GOAL OF THE EXERCISE: Copy the data below exactly, omitting any picture it contains.

SOURCE DATA:
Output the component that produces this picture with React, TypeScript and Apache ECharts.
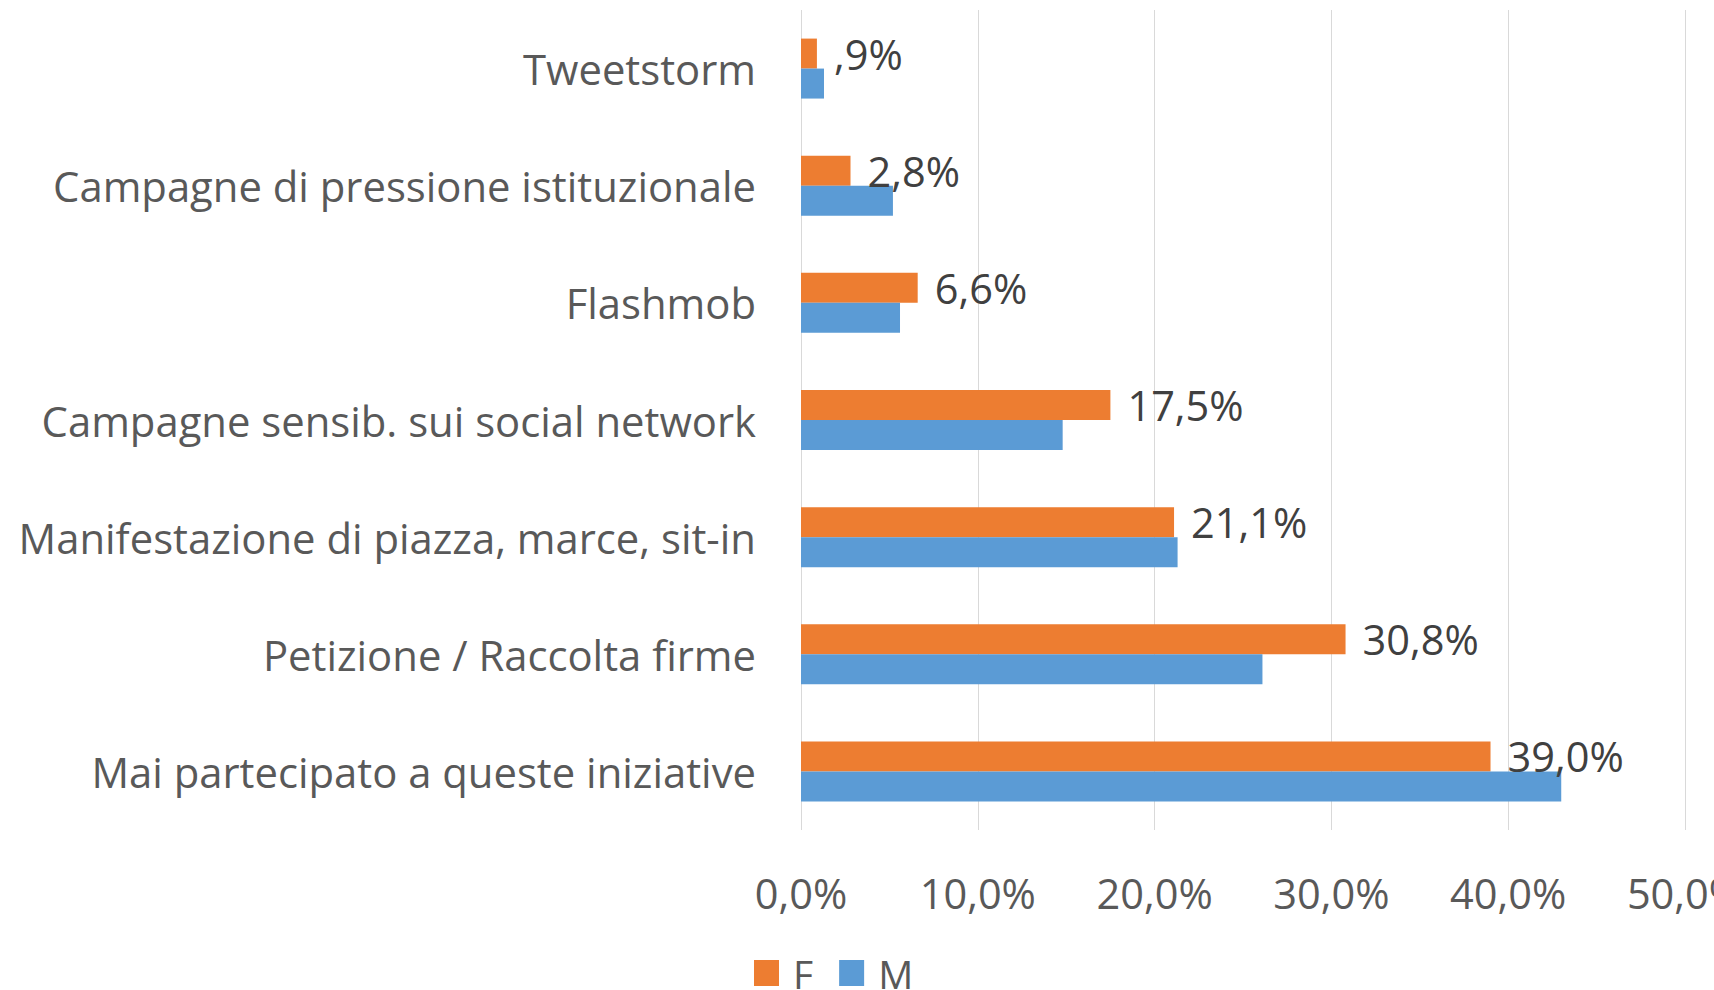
import React, { useEffect, useRef } from "react";
import * as echarts from "echarts";

const categories = [
  "Tweetstorm",
  "Campagne di pressione istituzionale",
  "Flashmob",
  "Campagne sensib. sui social network",
  "Manifestazione di piazza, marce, sit-in",
  "Petizione / Raccolta firme",
  "Mai partecipato a queste iniziative",
];
const valuesF = [0.9, 2.8, 6.6, 17.5, 21.1, 30.8, 39.0];
const valuesM = [1.3, 5.2, 5.6, 14.8, 21.3, 26.1, 43.0];
const xTicks = { min: 0, max: 50, interval: 10 };

const FONT = "'Open Sans', sans-serif";

const fmtAxis = (v: number) => v.toFixed(1).replace(".", ",") + "%";
const fmtLabel = (v: number) => {
  const s = v.toFixed(1).replace(".", ",");
  return (s.startsWith("0") ? s.slice(1) : s) + "%";
};

export default function App() {
  const ref = useRef<HTMLDivElement>(null);
  useEffect(() => {
    document.body.style.margin = "0";
    const chart = echarts.init(ref.current!, null, { renderer: "svg" });
    chart.setOption({
      animation: false,
      backgroundColor: "#ffffff",
      grid: {
        left: 801,
        right: 29,
        top: 10,
        bottom: 160,
        containLabel: false,
        outerBoundsMode: "none",
      },
      legend: {
        left: 754,
        top: 953,
        padding: 0,
        icon: "rect",
        itemWidth: 25,
        itemHeight: 26,
        itemGap: 26,
        data: ["F", "M"],
        textStyle: {
          fontFamily: FONT,
          fontSize: 39,
          lineHeight: 40,
          color: "#595959",
          padding: [0, 0, 0, 9],
        },
      },
      xAxis: {
        type: "value",
        min: xTicks.min,
        max: xTicks.max,
        interval: xTicks.interval,
        axisLine: { show: false },
        axisTick: { show: false },
        splitLine: { show: true, lineStyle: { color: "#d9d9d9", width: 1 } },
        axisLabel: {
          formatter: fmtAxis,
          fontFamily: FONT,
          fontSize: 41.5,
          lineHeight: 42,
          color: "#595959",
          margin: 42,
          hideOverlap: false,
          showMaxLabel: true,
        },
      },
      yAxis: {
        type: "category",
        inverse: true,
        data: categories,
        axisLine: { show: false },
        axisTick: { show: false },
        splitLine: { show: false },
        axisLabel: {
          fontFamily: FONT,
          fontSize: 41.8,
          color: "#595959",
          margin: 45,
          interval: 0,
        },
      },
      series: [
        {
          name: "F",
          type: "bar",
          data: valuesF,
          itemStyle: { color: "#ED7D31" },
          barGap: "0%",
          barCategoryGap: "48.8%",
          label: {
            show: true,
            position: "right",
            distance: 17,
            formatter: (p: any) => fmtLabel(p.value),
            fontFamily: FONT,
            fontSize: 41.5,
            color: "#404040",
          },
        },
        {
          name: "M",
          type: "bar",
          data: valuesM,
          itemStyle: { color: "#5B9BD5" },
          barGap: "0%",
          barCategoryGap: "48.8%",
        },
      ],
    });
    return () => chart.dispose();
  }, []);
  return <div ref={ref} style={{ width: 1714, height: 990 }} />;
}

RESULT BELOW:
Output the component that produces this picture with React, TypeScript and Apache ECharts.
import React, { useEffect, useRef } from "react";
import * as echarts from "echarts";

const categories = [
  "Tweetstorm",
  "Campagne di pressione istituzionale",
  "Flashmob",
  "Campagne sensib. sui social network",
  "Manifestazione di piazza, marce, sit-in",
  "Petizione / Raccolta firme",
  "Mai partecipato a queste iniziative",
];
const valuesF = [0.9, 2.8, 6.6, 17.5, 21.1, 30.8, 39.0];
const valuesM = [1.3, 5.2, 5.6, 14.8, 21.3, 26.1, 43.0];
const xTicks = { min: 0, max: 50, interval: 10 };

const FONT = "'Open Sans', sans-serif";

const fmtAxis = (v: number) => v.toFixed(1).replace(".", ",") + "%";
const fmtLabel = (v: number) => {
  const s = v.toFixed(1).replace(".", ",");
  return (s.startsWith("0") ? s.slice(1) : s) + "%";
};

export default function App() {
  const ref = useRef<HTMLDivElement>(null);
  useEffect(() => {
    document.body.style.margin = "0";
    const chart = echarts.init(ref.current!, null, { renderer: "svg" });
    chart.setOption({
      animation: false,
      backgroundColor: "#ffffff",
      grid: {
        left: 801,
        right: 29,
        top: 10,
        bottom: 160,
        containLabel: false,
        outerBoundsMode: "none",
      },
      legend: {
        left: 754,
        top: 953,
        padding: 0,
        icon: "rect",
        itemWidth: 25,
        itemHeight: 26,
        itemGap: 26,
        data: ["F", "M"],
        textStyle: {
          fontFamily: FONT,
          fontSize: 39,
          lineHeight: 40,
          color: "#595959",
          padding: [0, 0, 0, 9],
        },
      },
      xAxis: {
        type: "value",
        min: xTicks.min,
        max: xTicks.max,
        interval: xTicks.interval,
        axisLine: { show: false },
        axisTick: { show: false },
        splitLine: { show: true, lineStyle: { color: "#d9d9d9", width: 1 } },
        axisLabel: {
          formatter: fmtAxis,
          fontFamily: FONT,
          fontSize: 41.5,
          lineHeight: 42,
          color: "#595959",
          margin: 42,
          hideOverlap: false,
          showMaxLabel: true,
        },
      },
      yAxis: {
        type: "category",
        inverse: true,
        data: categories,
        axisLine: { show: false },
        axisTick: { show: false },
        splitLine: { show: false },
        axisLabel: {
          fontFamily: FONT,
          fontSize: 41.8,
          color: "#595959",
          margin: 45,
          interval: 0,
        },
      },
      series: [
        {
          name: "F",
          type: "bar",
          data: valuesF,
          itemStyle: { color: "#ED7D31" },
          barGap: "0%",
          barCategoryGap: "48.8%",
          label: {
            show: true,
            position: "right",
            distance: 17,
            formatter: (p: any) => fmtLabel(p.value),
            fontFamily: FONT,
            fontSize: 41.5,
            color: "#404040",
          },
        },
        {
          name: "M",
          type: "bar",
          data: valuesM,
          itemStyle: { color: "#5B9BD5" },
          barGap: "0%",
          barCategoryGap: "48.8%",
        },
      ],
    });
    return () => chart.dispose();
  }, []);
  return <div ref={ref} style={{ width: 1714, height: 990 }} />;
}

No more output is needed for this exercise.